# Data lines start

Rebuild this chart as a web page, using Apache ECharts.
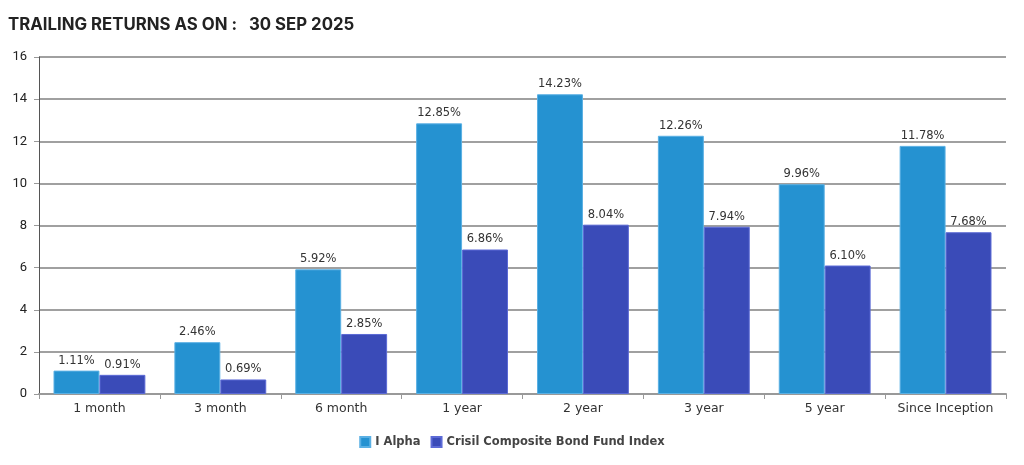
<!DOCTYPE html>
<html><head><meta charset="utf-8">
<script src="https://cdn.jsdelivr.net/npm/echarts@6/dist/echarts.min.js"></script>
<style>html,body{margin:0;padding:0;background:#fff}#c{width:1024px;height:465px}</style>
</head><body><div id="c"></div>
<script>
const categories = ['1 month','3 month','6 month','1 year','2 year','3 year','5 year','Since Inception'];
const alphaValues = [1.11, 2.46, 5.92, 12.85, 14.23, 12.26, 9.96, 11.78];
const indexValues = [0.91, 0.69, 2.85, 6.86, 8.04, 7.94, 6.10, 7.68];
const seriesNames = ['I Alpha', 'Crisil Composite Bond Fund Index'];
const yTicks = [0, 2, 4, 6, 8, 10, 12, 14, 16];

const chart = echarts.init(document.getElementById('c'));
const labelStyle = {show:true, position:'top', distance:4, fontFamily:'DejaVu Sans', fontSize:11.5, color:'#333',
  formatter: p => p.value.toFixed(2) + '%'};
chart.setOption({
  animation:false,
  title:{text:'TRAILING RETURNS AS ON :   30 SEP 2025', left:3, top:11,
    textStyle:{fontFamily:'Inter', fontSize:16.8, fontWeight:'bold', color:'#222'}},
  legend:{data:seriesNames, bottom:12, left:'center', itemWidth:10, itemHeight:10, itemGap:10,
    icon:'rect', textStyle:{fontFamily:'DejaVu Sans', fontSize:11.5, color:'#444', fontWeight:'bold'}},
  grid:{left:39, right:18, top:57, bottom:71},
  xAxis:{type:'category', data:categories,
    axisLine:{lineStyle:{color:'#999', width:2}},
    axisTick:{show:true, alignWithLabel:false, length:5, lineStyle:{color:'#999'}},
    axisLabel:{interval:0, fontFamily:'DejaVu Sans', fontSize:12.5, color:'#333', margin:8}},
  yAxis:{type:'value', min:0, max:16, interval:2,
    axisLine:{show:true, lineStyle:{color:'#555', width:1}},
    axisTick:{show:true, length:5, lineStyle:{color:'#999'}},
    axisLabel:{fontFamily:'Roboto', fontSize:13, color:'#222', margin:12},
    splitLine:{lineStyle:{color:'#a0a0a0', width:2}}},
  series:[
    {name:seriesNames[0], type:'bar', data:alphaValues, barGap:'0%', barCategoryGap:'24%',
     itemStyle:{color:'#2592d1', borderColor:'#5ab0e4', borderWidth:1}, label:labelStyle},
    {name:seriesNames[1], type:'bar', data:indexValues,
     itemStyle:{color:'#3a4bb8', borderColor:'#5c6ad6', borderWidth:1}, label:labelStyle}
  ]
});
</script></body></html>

# Data lines end

#### Short exercise
Write out, word for word, the lines from the start of the data through the one holding "12, 14, 16];". Omit pictures.

#### Full answer
Rebuild this chart as a web page, using Apache ECharts.
<!DOCTYPE html>
<html><head><meta charset="utf-8">
<script src="https://cdn.jsdelivr.net/npm/echarts@6/dist/echarts.min.js"></script>
<style>html,body{margin:0;padding:0;background:#fff}#c{width:1024px;height:465px}</style>
</head><body><div id="c"></div>
<script>
const categories = ['1 month','3 month','6 month','1 year','2 year','3 year','5 year','Since Inception'];
const alphaValues = [1.11, 2.46, 5.92, 12.85, 14.23, 12.26, 9.96, 11.78];
const indexValues = [0.91, 0.69, 2.85, 6.86, 8.04, 7.94, 6.10, 7.68];
const seriesNames = ['I Alpha', 'Crisil Composite Bond Fund Index'];
const yTicks = [0, 2, 4, 6, 8, 10, 12, 14, 16];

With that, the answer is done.